Fighting Cowardice in Pastoral Ministry

Like many in my generation, I grew up watching the Wizard of Oz. I can recall a stretch of years where the movie would come on annually on a Saturday morning—and in an era without streaming on demand, this was something my sisters and I looked forward to. I loved the movie, but one character always irked me: the Cowardly Lion. I never could grasp why he couldn’t just get it together—he was a lion, after all! Now that I’m older, though, I understand more clearly how difficult life can be. People are mean. Consequential decisions are weighty. Compromise is expedient. And though I wouldn’t have understood this years ago, I now see just how vital courage is for pastoral ministry.

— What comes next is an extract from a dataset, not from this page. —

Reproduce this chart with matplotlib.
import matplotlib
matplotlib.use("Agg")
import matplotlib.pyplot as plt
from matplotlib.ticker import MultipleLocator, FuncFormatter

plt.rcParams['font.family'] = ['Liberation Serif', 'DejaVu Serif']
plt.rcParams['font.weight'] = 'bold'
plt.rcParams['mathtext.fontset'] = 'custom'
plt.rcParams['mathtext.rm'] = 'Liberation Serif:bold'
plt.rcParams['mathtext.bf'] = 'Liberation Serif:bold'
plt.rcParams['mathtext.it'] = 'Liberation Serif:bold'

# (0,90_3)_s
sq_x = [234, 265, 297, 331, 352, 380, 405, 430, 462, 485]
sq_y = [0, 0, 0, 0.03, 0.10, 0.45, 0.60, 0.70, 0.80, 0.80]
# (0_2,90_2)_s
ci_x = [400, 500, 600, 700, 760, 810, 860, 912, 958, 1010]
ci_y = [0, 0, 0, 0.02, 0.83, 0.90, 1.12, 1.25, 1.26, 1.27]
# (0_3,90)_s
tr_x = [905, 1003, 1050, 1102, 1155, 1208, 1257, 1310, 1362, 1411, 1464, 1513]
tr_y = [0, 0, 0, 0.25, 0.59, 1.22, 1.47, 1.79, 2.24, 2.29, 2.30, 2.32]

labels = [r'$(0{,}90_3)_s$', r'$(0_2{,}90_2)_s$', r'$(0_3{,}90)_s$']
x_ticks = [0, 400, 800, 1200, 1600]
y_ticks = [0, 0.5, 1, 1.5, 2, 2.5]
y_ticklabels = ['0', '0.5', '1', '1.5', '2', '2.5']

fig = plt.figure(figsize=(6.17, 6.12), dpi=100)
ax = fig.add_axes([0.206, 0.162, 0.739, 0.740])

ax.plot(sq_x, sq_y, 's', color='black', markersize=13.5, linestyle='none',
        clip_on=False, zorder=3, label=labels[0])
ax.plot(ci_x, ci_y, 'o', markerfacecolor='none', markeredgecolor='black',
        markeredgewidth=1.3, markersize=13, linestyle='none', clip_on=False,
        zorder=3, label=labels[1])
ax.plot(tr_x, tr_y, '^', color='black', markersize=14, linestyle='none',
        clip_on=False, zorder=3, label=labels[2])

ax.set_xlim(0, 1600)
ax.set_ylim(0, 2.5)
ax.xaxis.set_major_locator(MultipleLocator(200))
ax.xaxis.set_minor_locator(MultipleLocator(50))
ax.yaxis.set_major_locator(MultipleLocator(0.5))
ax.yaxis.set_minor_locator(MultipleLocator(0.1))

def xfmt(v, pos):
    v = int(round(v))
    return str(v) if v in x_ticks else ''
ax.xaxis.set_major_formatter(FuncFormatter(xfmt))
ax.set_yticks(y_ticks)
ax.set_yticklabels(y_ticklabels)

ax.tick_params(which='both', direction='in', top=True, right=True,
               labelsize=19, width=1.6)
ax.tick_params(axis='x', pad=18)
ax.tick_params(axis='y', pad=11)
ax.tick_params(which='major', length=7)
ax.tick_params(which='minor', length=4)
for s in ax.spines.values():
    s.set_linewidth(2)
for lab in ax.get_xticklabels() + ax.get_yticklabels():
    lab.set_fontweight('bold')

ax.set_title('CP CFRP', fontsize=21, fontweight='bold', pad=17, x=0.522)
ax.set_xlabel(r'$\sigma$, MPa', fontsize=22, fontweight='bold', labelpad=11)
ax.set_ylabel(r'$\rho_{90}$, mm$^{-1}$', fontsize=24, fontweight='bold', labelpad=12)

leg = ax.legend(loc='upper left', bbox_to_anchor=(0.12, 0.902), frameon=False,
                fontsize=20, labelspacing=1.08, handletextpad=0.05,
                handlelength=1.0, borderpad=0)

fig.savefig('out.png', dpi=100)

For pastors, courage is needed in three main areas:

(1) To maintain convictions. It may have seemed easy to take a hardline stance on divorce and remarriage in that seminary class. But applying that conviction to individuals who will be affected—and potentially angry or hurt—is more difficult. This reality actually makes for better theology—doctrine articulated from compassionate pastor-pilgrims on the way rather than detached academic-automatons. But courage is required to think faithfully and to properly apply the truths of Scripture—especially in the face of opposition.

(2) To confront sin. Good shepherds pursue straying sheep, and this means a commitment to the loving rescue operation that is church discipline. It takes courage to confront a brother or sister in their sin, not least because pastors are sinners too! But public, serious sins must be addressed, lest harm befall both the local body of Christ and the straying sheep. This is uncomfortable. It is difficult. It can be scary. But it is profoundly unloving to allow a brother or sister to destroy themselves with sin. Pastors must have the courage to truly love—blending grace with truth—that the health of the body may be preserved and the struggling saint returned to fellowship.

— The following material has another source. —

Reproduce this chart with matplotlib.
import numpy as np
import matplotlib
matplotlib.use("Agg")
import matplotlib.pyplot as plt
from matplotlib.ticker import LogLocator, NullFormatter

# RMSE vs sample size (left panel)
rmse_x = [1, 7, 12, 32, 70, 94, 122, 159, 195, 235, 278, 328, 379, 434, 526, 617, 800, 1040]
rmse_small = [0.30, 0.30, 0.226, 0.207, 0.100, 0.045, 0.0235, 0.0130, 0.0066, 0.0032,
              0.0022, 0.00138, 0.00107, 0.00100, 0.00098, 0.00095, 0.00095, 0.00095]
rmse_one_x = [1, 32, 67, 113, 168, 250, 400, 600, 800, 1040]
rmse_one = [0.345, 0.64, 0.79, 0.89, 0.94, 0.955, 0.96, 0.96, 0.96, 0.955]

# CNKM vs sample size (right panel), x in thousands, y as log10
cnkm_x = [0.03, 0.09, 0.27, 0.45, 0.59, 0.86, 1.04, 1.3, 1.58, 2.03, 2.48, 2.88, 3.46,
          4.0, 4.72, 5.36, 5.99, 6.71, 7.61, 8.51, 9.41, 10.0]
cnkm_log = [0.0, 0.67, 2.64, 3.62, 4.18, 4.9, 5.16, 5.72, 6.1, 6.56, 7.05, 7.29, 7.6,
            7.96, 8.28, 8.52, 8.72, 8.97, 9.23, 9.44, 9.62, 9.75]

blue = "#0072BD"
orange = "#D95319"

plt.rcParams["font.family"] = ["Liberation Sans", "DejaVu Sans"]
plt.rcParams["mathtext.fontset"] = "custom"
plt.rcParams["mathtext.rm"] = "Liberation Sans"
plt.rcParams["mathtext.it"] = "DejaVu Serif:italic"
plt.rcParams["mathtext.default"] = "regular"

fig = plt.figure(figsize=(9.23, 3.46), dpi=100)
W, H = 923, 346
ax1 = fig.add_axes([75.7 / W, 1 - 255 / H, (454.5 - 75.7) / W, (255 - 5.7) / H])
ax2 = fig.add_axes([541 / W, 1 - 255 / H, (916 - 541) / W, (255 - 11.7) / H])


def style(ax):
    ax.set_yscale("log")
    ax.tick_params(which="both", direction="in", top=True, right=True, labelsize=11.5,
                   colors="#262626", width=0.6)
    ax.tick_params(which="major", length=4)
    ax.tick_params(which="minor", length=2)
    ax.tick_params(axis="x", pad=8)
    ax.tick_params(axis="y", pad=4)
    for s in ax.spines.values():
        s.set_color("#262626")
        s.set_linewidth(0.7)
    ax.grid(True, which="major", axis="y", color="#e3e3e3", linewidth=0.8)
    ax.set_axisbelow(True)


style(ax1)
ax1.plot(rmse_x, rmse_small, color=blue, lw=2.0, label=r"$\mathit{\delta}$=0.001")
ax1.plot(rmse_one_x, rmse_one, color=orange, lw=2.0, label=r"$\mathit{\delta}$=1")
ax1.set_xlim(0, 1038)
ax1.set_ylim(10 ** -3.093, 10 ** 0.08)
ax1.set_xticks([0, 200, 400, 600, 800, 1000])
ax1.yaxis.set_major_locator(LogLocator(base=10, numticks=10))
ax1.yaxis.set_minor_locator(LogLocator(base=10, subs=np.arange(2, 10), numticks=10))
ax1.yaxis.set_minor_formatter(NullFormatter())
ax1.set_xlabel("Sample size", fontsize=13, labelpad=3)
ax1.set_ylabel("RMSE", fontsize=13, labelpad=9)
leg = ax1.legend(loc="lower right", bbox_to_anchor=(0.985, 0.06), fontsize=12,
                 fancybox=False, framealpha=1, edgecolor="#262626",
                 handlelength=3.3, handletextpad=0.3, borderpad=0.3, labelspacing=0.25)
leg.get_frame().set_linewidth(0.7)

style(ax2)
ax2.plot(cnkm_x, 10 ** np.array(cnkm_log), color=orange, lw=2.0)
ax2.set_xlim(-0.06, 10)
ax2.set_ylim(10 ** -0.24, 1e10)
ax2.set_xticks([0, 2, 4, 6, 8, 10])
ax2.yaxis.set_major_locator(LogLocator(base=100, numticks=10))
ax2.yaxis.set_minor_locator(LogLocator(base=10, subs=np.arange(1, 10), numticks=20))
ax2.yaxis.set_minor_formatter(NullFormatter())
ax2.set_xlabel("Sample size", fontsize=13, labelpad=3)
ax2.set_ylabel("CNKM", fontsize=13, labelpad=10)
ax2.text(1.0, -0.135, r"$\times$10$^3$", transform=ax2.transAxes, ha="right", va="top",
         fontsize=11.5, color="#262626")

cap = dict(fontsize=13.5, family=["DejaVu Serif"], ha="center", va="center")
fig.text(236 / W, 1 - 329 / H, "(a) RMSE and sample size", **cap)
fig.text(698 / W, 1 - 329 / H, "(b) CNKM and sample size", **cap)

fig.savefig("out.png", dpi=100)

(3) To lead when its unpopular. Leaders make decisions—lots of them. But good leaders don’t shrink back from making the hard ones, and in particular, the ones that will not be well received. With the majority of churches in the Southern Baptist Convention plateaued or declining, many pastors are leading churches where the looming decision is to either change or die. Both are painful, but courage is required if life and health are to emerge in the place of business as usual.

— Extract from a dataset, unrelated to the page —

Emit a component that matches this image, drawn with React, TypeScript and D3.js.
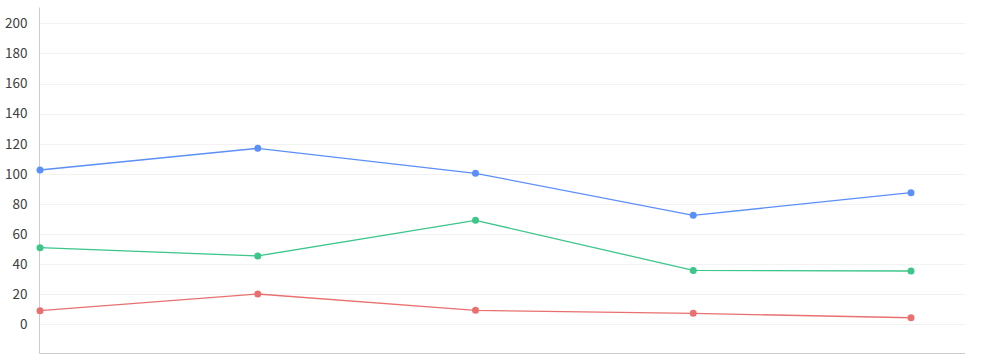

Fortunately, pastors don’t need a snappy pep talk from the Wizard of Oz to draw strength! Instead, two simple remedies will serve them well:

First, they must fear God, not man. When convictions are challenged, when decisions are difficult, when confronting sin is messy, it is tempting to take the easy way out. To compromise. To fall into people-pleasing. To be lazy. But as uncomfortable as man can make a pastor’s life, man will not be our judge. Pastors keep watch over souls as those who will give an account, and this future judgment should steel the spines of any who find themselves wavering. Brother pastor, think often of that day when you will stand before the Lord and give account not only of your own life, but of the souls whom you have shepherded. Consider both the approval of the Father (“Well done, my good and faithful servant”) and also his disapproval, and may the consequence of that Day grow courage mixed with holy fear.

Second, they must trust God, not themselves. Though pastors know better, too often they are guilty of taking matters into their own hands—choosing to do what is expedient or what preserves the peace rather than what is required. This reveals self-trust rather than faith; their perspective, their fear, their self-protection trump other considerations. A pastor’s fundamental confidence must be in the Lord and his Word, or he will readily fall prey to the whims of the moment—doing what seems wise in his own eyes rather than trusting the righteousness of God. God is the sovereign One who holds lives and churches in his hands. When self-trust wanes and faith waxes, courage will grow too.

No pastor wants to be a cowardly pastor. But ministry is difficult, and job security is nice. But better than job security and man’s approval is the eternal weighty of glory that awaits all who labor well. Therefore, brother pastors, “be watchful, stand firm in the faith, act like men, be strong” (1 Cor 16:13), knowing that he will hold you fast.